- [Task to carry out]:
Reproduce the entries word for word, and omit any picture you find in them.

- [Code that draws figures]:
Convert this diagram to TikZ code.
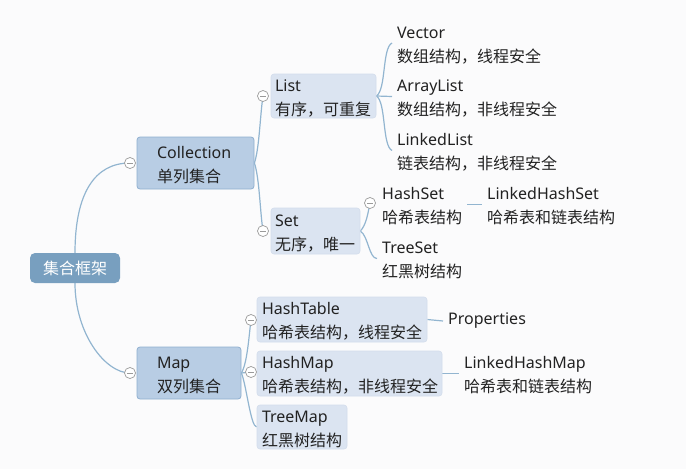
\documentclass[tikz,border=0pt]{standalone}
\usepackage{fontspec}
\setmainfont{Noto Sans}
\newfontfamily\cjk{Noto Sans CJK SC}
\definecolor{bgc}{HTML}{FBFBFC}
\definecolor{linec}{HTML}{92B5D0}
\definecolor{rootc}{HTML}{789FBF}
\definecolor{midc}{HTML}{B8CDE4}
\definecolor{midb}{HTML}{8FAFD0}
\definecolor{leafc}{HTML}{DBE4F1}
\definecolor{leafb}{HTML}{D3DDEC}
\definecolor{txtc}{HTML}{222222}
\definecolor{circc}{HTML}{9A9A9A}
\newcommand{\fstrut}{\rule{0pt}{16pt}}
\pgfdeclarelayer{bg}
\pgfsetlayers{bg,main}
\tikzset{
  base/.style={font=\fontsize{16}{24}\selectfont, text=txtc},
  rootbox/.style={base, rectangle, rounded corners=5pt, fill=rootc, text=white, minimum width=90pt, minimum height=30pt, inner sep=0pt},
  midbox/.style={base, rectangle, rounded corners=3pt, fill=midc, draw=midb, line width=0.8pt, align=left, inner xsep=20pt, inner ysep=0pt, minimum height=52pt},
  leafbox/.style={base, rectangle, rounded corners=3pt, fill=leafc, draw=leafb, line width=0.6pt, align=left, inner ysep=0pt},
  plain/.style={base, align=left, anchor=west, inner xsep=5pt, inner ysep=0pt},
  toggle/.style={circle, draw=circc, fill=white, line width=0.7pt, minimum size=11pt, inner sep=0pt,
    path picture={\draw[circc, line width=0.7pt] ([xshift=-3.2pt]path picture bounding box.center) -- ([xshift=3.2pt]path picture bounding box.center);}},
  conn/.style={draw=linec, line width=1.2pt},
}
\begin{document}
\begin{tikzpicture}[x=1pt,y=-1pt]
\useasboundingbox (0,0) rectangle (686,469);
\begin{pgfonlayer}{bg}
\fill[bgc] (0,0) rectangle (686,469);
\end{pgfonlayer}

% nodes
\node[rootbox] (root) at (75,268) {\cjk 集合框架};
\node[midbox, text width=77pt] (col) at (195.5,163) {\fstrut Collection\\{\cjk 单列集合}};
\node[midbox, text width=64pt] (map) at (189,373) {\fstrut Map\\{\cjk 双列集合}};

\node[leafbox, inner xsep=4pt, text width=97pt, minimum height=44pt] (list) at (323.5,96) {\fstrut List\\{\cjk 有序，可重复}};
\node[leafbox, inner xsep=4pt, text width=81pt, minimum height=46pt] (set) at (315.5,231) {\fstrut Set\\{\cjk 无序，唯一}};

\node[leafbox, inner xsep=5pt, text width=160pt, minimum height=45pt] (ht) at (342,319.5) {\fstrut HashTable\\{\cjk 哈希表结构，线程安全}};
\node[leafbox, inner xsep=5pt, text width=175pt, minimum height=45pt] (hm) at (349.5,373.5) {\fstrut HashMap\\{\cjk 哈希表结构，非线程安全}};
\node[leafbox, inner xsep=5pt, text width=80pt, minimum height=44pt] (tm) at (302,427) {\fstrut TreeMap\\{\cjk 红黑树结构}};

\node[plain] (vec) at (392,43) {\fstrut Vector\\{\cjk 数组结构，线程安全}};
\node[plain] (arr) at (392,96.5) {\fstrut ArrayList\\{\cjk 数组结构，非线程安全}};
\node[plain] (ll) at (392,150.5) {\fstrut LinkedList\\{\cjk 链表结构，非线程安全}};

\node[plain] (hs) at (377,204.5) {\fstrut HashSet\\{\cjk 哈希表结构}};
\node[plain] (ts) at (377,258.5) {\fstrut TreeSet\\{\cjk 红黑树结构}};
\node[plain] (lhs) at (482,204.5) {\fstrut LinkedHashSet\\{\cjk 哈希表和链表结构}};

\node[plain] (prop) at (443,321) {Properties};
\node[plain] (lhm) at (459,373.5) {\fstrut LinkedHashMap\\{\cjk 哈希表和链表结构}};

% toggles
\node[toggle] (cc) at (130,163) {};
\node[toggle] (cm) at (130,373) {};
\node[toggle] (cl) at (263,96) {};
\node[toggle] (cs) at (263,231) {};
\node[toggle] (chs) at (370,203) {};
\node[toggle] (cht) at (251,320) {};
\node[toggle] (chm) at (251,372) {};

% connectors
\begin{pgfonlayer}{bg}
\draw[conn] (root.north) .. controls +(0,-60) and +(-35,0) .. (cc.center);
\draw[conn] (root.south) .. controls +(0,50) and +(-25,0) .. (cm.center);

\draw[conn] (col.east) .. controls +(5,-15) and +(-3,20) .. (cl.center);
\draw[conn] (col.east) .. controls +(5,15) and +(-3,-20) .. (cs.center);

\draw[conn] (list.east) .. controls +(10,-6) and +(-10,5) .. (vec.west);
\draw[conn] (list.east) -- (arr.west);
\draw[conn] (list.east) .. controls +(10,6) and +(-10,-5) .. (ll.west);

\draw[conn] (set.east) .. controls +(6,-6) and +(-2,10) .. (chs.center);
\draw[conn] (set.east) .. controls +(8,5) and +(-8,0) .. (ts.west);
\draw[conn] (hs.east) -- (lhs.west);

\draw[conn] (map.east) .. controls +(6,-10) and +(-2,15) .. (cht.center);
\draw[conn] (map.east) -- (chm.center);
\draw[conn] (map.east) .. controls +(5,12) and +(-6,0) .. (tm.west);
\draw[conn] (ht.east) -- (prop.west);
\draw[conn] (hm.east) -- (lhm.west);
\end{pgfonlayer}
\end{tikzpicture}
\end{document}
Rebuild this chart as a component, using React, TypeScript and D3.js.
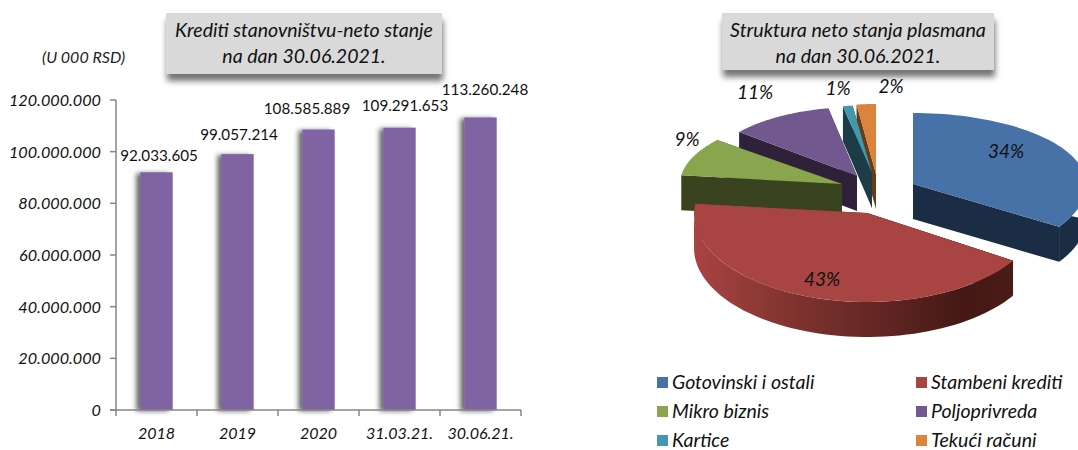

- [Answer to the exercise]:
Convert this diagram to TikZ code.
\documentclass[tikz,border=0pt]{standalone}
\usepackage{fontspec}
\setmainfont{Noto Sans}
\newfontfamily\cjk{Noto Sans CJK SC}
\definecolor{bgc}{HTML}{FBFBFC}
\definecolor{linec}{HTML}{92B5D0}
\definecolor{rootc}{HTML}{789FBF}
\definecolor{midc}{HTML}{B8CDE4}
\definecolor{midb}{HTML}{8FAFD0}
\definecolor{leafc}{HTML}{DBE4F1}
\definecolor{leafb}{HTML}{D3DDEC}
\definecolor{txtc}{HTML}{222222}
\definecolor{circc}{HTML}{9A9A9A}
\newcommand{\fstrut}{\rule{0pt}{16pt}}
\pgfdeclarelayer{bg}
\pgfsetlayers{bg,main}
\tikzset{
  base/.style={font=\fontsize{16}{24}\selectfont, text=txtc},
  rootbox/.style={base, rectangle, rounded corners=5pt, fill=rootc, text=white, minimum width=90pt, minimum height=30pt, inner sep=0pt},
  midbox/.style={base, rectangle, rounded corners=3pt, fill=midc, draw=midb, line width=0.8pt, align=left, inner xsep=20pt, inner ysep=0pt, minimum height=52pt},
  leafbox/.style={base, rectangle, rounded corners=3pt, fill=leafc, draw=leafb, line width=0.6pt, align=left, inner ysep=0pt},
  plain/.style={base, align=left, anchor=west, inner xsep=5pt, inner ysep=0pt},
  toggle/.style={circle, draw=circc, fill=white, line width=0.7pt, minimum size=11pt, inner sep=0pt,
    path picture={\draw[circc, line width=0.7pt] ([xshift=-3.2pt]path picture bounding box.center) -- ([xshift=3.2pt]path picture bounding box.center);}},
  conn/.style={draw=linec, line width=1.2pt},
}
\begin{document}
\begin{tikzpicture}[x=1pt,y=-1pt]
\useasboundingbox (0,0) rectangle (686,469);
\begin{pgfonlayer}{bg}
\fill[bgc] (0,0) rectangle (686,469);
\end{pgfonlayer}

% nodes
\node[rootbox] (root) at (75,268) {\cjk 集合框架};
\node[midbox, text width=77pt] (col) at (195.5,163) {\fstrut Collection\\{\cjk 单列集合}};
\node[midbox, text width=64pt] (map) at (189,373) {\fstrut Map\\{\cjk 双列集合}};

\node[leafbox, inner xsep=4pt, text width=97pt, minimum height=44pt] (list) at (323.5,96) {\fstrut List\\{\cjk 有序，可重复}};
\node[leafbox, inner xsep=4pt, text width=81pt, minimum height=46pt] (set) at (315.5,231) {\fstrut Set\\{\cjk 无序，唯一}};

\node[leafbox, inner xsep=5pt, text width=160pt, minimum height=45pt] (ht) at (342,319.5) {\fstrut HashTable\\{\cjk 哈希表结构，线程安全}};
\node[leafbox, inner xsep=5pt, text width=175pt, minimum height=45pt] (hm) at (349.5,373.5) {\fstrut HashMap\\{\cjk 哈希表结构，非线程安全}};
\node[leafbox, inner xsep=5pt, text width=80pt, minimum height=44pt] (tm) at (302,427) {\fstrut TreeMap\\{\cjk 红黑树结构}};

\node[plain] (vec) at (392,43) {\fstrut Vector\\{\cjk 数组结构，线程安全}};
\node[plain] (arr) at (392,96.5) {\fstrut ArrayList\\{\cjk 数组结构，非线程安全}};
\node[plain] (ll) at (392,150.5) {\fstrut LinkedList\\{\cjk 链表结构，非线程安全}};

\node[plain] (hs) at (377,204.5) {\fstrut HashSet\\{\cjk 哈希表结构}};
\node[plain] (ts) at (377,258.5) {\fstrut TreeSet\\{\cjk 红黑树结构}};
\node[plain] (lhs) at (482,204.5) {\fstrut LinkedHashSet\\{\cjk 哈希表和链表结构}};

\node[plain] (prop) at (443,321) {Properties};
\node[plain] (lhm) at (459,373.5) {\fstrut LinkedHashMap\\{\cjk 哈希表和链表结构}};

% toggles
\node[toggle] (cc) at (130,163) {};
\node[toggle] (cm) at (130,373) {};
\node[toggle] (cl) at (263,96) {};
\node[toggle] (cs) at (263,231) {};
\node[toggle] (chs) at (370,203) {};
\node[toggle] (cht) at (251,320) {};
\node[toggle] (chm) at (251,372) {};

% connectors
\begin{pgfonlayer}{bg}
\draw[conn] (root.north) .. controls +(0,-60) and +(-35,0) .. (cc.center);
\draw[conn] (root.south) .. controls +(0,50) and +(-25,0) .. (cm.center);

\draw[conn] (col.east) .. controls +(5,-15) and +(-3,20) .. (cl.center);
\draw[conn] (col.east) .. controls +(5,15) and +(-3,-20) .. (cs.center);

\draw[conn] (list.east) .. controls +(10,-6) and +(-10,5) .. (vec.west);
\draw[conn] (list.east) -- (arr.west);
\draw[conn] (list.east) .. controls +(10,6) and +(-10,-5) .. (ll.west);

\draw[conn] (set.east) .. controls +(6,-6) and +(-2,10) .. (chs.center);
\draw[conn] (set.east) .. controls +(8,5) and +(-8,0) .. (ts.west);
\draw[conn] (hs.east) -- (lhs.west);

\draw[conn] (map.east) .. controls +(6,-10) and +(-2,15) .. (cht.center);
\draw[conn] (map.east) -- (chm.center);
\draw[conn] (map.east) .. controls +(5,12) and +(-6,0) .. (tm.west);
\draw[conn] (ht.east) -- (prop.west);
\draw[conn] (hm.east) -- (lhm.west);
\end{pgfonlayer}
\end{tikzpicture}
\end{document}
Rebuild this chart as a component, using React, TypeScript and D3.js.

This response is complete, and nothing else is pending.